The four-day Test at Stormont looks like it will be one day too many for Ireland who will need 256 runs on day three to avoid an innings defeat. They have eight wickets left although  one of them is night watchman Tom Mayes who survived to the close, along with Stephen Doheny, who has already faced 45 more balls than he managed in the first innings.

Unfortunately for Andrew Balbirnie and Cade Carmichael they join the Test players who have been dismissed twice in a day after New Zealand declared half an hour before lunch on 490 for eight. Three overs after the break, Ireland had crashed to 38 for six but, no panic, that brought Mark Adair in to join Andrew McBrine and we all know an innings is never finished until at least one of them has been dismissed.

Sure enough, the pair who added 163 at Lords in 2023 and 127 in Bulawayo last year defied the New Zealand attack to rescue Ireland from embarrassment. This time their seventh wicket partnership was worth 116, enough to ensure they now have the top three Ireland partnerships in Test cricket. There have been only seven century stands for Ireland in their 13 Tests but five of them have been for the seventh wicket and four have involved the indefatigable McBrine.

The Donemana man may be the only specialist spinner in the team but it is his batting that won him the place over Matthew Humphreys in this side and, yet again, he has proven he is virtually undroppable.

For the fourth time in his Test career, he ran out of partners, having made 73 of his side’s 179. Adair was second top score with 40 but only two other players reached double figures as the top order was blown away by Nathan Smith, who at one stage had figures of five for nine.

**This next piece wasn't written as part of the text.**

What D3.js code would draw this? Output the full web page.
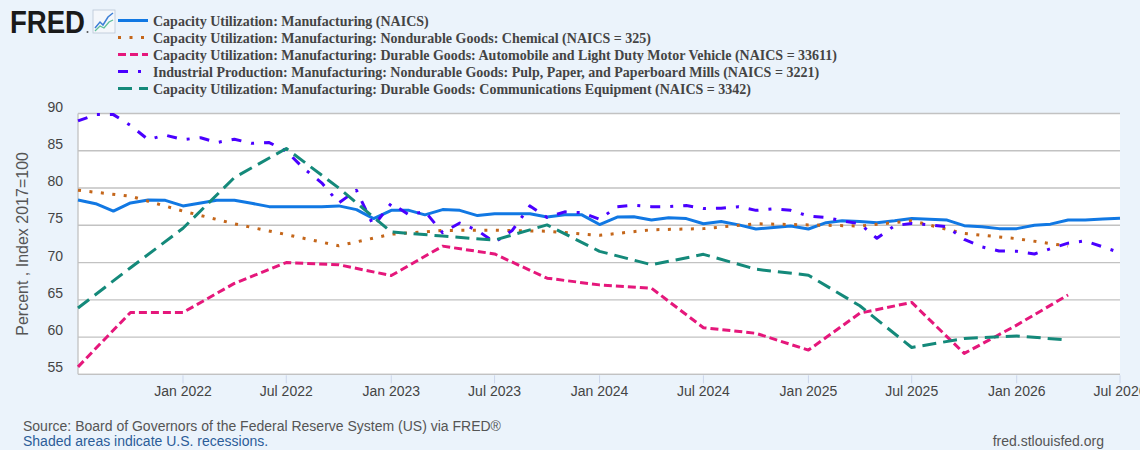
<!DOCTYPE html>
<html>
<head>
<meta charset="utf-8">
<script src="https://cdn.jsdelivr.net/npm/d3@7"></script>
<style>
  body { margin: 0; background: #ebf3fb; }
  svg { display: block; }
</style>
</head>
<body>
<div id="chart"></div>
<script>
// monthly series (Jul 2021 .. Jul 2026)
var monthly = d3.timeMonth.range(new Date(2021, 6, 1), new Date(2026, 7, 1))
// quarterly series (Jul 2021 .. Apr 2026)
var quarterly = d3.timeMonth.every(3).range(new Date(2021, 6, 1), new Date(2026, 4, 1))

var manufacturing = [78.4, 77.9, 76.9, 78.0, 78.4, 78.35, 77.6, 78.0, 78.35, 78.35, 77.95, 77.5,
  77.5, 77.5, 77.5, 77.6, 77.1, 75.9, 77.0, 77.0, 76.4, 77.1, 77.0, 76.3,
  76.55, 76.55, 76.55, 76.1, 76.4, 76.4, 75.1, 76.1, 76.15, 75.7, 76.0, 75.9,
  75.2, 75.5, 75.05, 74.5, 74.7, 74.9, 74.5, 75.35, 75.6, 75.5, 75.35, 75.6,
  75.9, 75.8, 75.7, 74.95, 74.8, 74.55, 74.55, 75.0, 75.15, 75.7, 75.7, 75.85, 75.95]
var chemical = [79.7, 78.9, 76.9, 75.2, 73.75, 72.25, 73.8, 74.3, 74.35, 74.2,
  73.65, 74.4, 74.55, 75.2, 75.05, 74.9, 75.6, 73.9, 73.2, 72.2]
var automobile = [56.0, 63.3, 63.3, 67.2, 70.0, 69.7, 68.25, 72.2, 71.15, 67.9,
  67.0, 66.55, 61.25, 60.5, 58.25, 63.2, 64.65, 57.8, 61.6, 65.65]
var pulpPaper = [89.0, 89.85, 89.85, 88.4, 86.5, 87.1, 86.5, 86.75, 86.1, 86.55, 86.0, 86.1,
  84.95, 82.6, 80.7, 78.0, 79.7, 74.9, 77.95, 76.4, 76.85, 74.0, 75.3, 74.3,
  72.7, 74.3, 77.6, 76.05, 76.8, 76.7, 75.8, 77.5, 77.7, 77.5, 77.5, 77.65,
  77.25, 77.3, 77.5, 77.0, 77.2, 77.0, 76.25, 76.05, 75.6, 75.2, 73.25, 74.95,
  75.25, 75.05, 74.8, 73.1, 72.1, 71.55, 71.5, 71.15, 71.85, 72.6, 72.9, 72.1, 71.3]
var communications = [63.9, 69.3, 74.6, 81.4, 85.3, 80.0, 74.1, 73.55, 73.0, 75.05,
  71.5, 69.7, 71.1, 69.1, 68.3, 64.2, 58.6, 59.8, 60.15, 59.6]

var yTicks = [55, 60, 65, 70, 75, 80, 85, 90]
var xTicks = d3.timeMonth.every(6).range(new Date(2022, 0, 1), new Date(2026, 7, 1))

var series = [
  {name: "Capacity Utilization: Manufacturing (NAICS)", dates: monthly, values: manufacturing, color: "#1178e3", dash: null},
  {name: "Capacity Utilization: Manufacturing: Nondurable Goods: Chemical (NAICS = 325)", dates: quarterly, values: chemical, color: "#c4661a", dash: "3,8.5"},
  {name: "Capacity Utilization: Manufacturing: Durable Goods: Automobile and Light Duty Motor Vehicle (NAICS = 33611)", dates: quarterly, values: automobile, color: "#e5177b", dash: "8,4"},
  {name: "Industrial Production: Manufacturing: Nondurable Goods: Pulp, Paper, and Paperboard Mills (NAICS = 3221)", dates: monthly, values: pulpPaper, color: "#4a00ff", dash: "10,10,3,10"},
  {name: "Capacity Utilization: Manufacturing: Durable Goods: Communications Equipment (NAICS = 3342)", dates: quarterly, values: communications, color: "#14897a", dash: "14,7"}
]

var width = 1140,
    height = 450,
    plotLeft = 78, plotRight = 1120, plotTop = 113.5, plotBottom = 374.3

var svg = d3.select("#chart").append("svg")
    .attr("width", width)
    .attr("height", height)

var x = d3.scaleTime()
  .domain([new Date(2021, 6, 1), new Date(2026, 6, 1)])
  .range([plotLeft, plotRight])
var y = d3.scaleLinear()
  .domain([55, 90])
  .range([plotBottom, plotTop])

// plot area
svg.append("rect")
  .attr("x", plotLeft).attr("y", plotTop)
  .attr("width", plotRight - plotLeft).attr("height", plotBottom - plotTop)
  .attr("fill", "white")

// gridlines + y labels
svg.selectAll(".grid").data(yTicks).enter().append("line")
  .attr("x1", plotLeft).attr("x2", plotRight)
  .attr("y1", d => y(d)).attr("y2", d => y(d))
  .attr("stroke", "#c2c2c2").attr("stroke-width", 1.3)
svg.selectAll(".ylab").data(yTicks).enter().append("text")
  .attr("x", 63).attr("y", d => y(d) - 2)
  .attr("text-anchor", "end")
  .style("font", "14px 'Liberation Sans', Arial, sans-serif")
  .attr("fill", "#444")
  .text(d => d)

// axis lines
svg.append("line").attr("x1", plotLeft).attr("x2", plotLeft).attr("y1", plotTop).attr("y2", plotBottom)
  .attr("stroke", "#c2c2c2").attr("stroke-width", 1.3)
svg.append("line").attr("x1", plotLeft).attr("x2", plotRight).attr("y1", plotBottom).attr("y2", plotBottom)
  .attr("stroke", "#c2c2c2").attr("stroke-width", 1.3)

// x ticks
var fmt = d3.timeFormat("%b %Y")
svg.selectAll(".xtick").data(xTicks).enter().append("line")
  .attr("x1", d => x(d)).attr("x2", d => x(d))
  .attr("y1", plotBottom + 1).attr("y2", plotBottom + 9)
  .attr("stroke", "#ccd6eb")
svg.selectAll(".xlab").data(xTicks).enter().append("text")
  .attr("x", d => x(d)).attr("y", 396)
  .attr("text-anchor", "middle")
  .style("font", "14px 'Liberation Sans', Arial, sans-serif")
  .attr("fill", "#444")
  .text(d => fmt(d))

// y title
svg.append("text")
  .attr("transform", "translate(28," + ((plotTop + plotBottom) / 2) + ") rotate(-90)")
  .attr("text-anchor", "middle")
  .style("font", "16px 'Liberation Sans', Arial, sans-serif")
  .attr("fill", "#555")
  .text("Percent , Index 2017=100")

// the lines
var line = d3.line()
  .x(d => x(d[0]))
  .y(d => y(d[1]))
series.forEach(function(s) {
  svg.append("path")
    .datum(d3.zip(s.dates, s.values))
    .attr("d", line)
    .attr("fill", "none")
    .attr("stroke", s.color)
    .attr("stroke-width", 3)
    .attr("stroke-linejoin", "round")
    .attr("stroke-dasharray", s.dash)
})

// legend
var legend = svg.append("g")
series.forEach(function(s, i) {
  var ly = 20.5 + i * 17
  legend.append("line")
    .attr("x1", 118).attr("x2", 148)
    .attr("y1", ly).attr("y2", ly)
    .attr("stroke", s.color).attr("stroke-width", 3)
    .attr("stroke-dasharray", s.dash)
  legend.append("text")
    .attr("x", 153).attr("y", ly + 5)
    .style("font", "bold 14px 'Liberation Serif', 'Times New Roman', serif")
    .attr("fill", "#444")
    .text(s.name)
})

// FRED logo
svg.append("text")
  .attr("x", 10).attr("y", 33)
  .attr("textLength", 75).attr("lengthAdjust", "spacingAndGlyphs")
  .style("font", "bold 32px 'Liberation Sans', Arial, sans-serif")
  .attr("fill", "#1a1a1a")
  .text("FRED")
svg.append("circle").attr("cx", 87.5).attr("cy", 32).attr("r", 1).attr("fill", "#555")
var icon = svg.append("g").attr("transform", "translate(93,10)")
icon.append("rect").attr("width", 22).attr("height", 23).attr("fill", "#f4f7fb")
  .attr("stroke", "#b9c6d6").attr("stroke-width", 0.8)
icon.append("polyline").attr("points", "2,18 7,12 10,15 15,7 20,3")
  .attr("fill", "none").attr("stroke", "#3d7fd6").attr("stroke-width", 1.5)
icon.append("polyline").attr("points", "2,21 7,16 11,18 16,12 20,10")
  .attr("fill", "none").attr("stroke", "#5fbf9a").attr("stroke-width", 1.3)

// footer
svg.append("text")
  .attr("x", 23).attr("y", 431)
  .style("font", "14px 'Liberation Sans', Arial, sans-serif")
  .attr("fill", "#555")
  .text("Source: Board of Governors of the Federal Reserve System (US) via FRED®")
svg.append("text")
  .attr("x", 23).attr("y", 446)
  .style("font", "14px 'Liberation Sans', Arial, sans-serif")
  .attr("fill", "#2b5d99")
  .text("Shaded areas indicate U.S. recessions.")
svg.append("text")
  .attr("x", 1104).attr("y", 446)
  .attr("text-anchor", "end")
  .style("font", "14px 'Liberation Sans', Arial, sans-serif")
  .attr("fill", "#555")
  .text("fred.stlouisfed.org")
</script>
</body>
</html>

Doheny was his first victim, leg before, and with the last ball of his first over Carmichael had nicked off to second slip. Balbirnie received a beauty which nipped back and took the top of middle but Curtis Campher, out for a golden duck for the second match at Stormont, and Harry Tector both looked unlucky to be given lbw. There is no DRS in this match. 
Lorcan Tucker played down the wrong line to give Smith his first five-for in Test cricket and when he returned for his second spell his short ball did for Adair, who could only scoop it up to wicket-keeper Tom Blundell.  The last two wickets could add only 12 runs as Ben Sears joined in the wicket-taking fun.

Ireland were handicapped in the morning with Adair unable to take the field because of a stomach upset and Blundell and debutant Dean Foxcroft took their sixth wicket stand to 158 – the second Test in a row when the record fifth and sixth wicket partnerships against Ireland have been broken.

Blundell added another 44 to his overnight score and personal best before he was caught  in the deep by substitute Humphreys to  give Reuben Wilson a deserved first Test wicket.

Another substitute, who, technically has yet to play for Ireland, Jake Egan had the direct hit which ran out Smith and New Zealand captain Tom Latham called them in when Foxcroft fell two runs short of his century,  caught at short fine leg by Wilson off that man McBrine.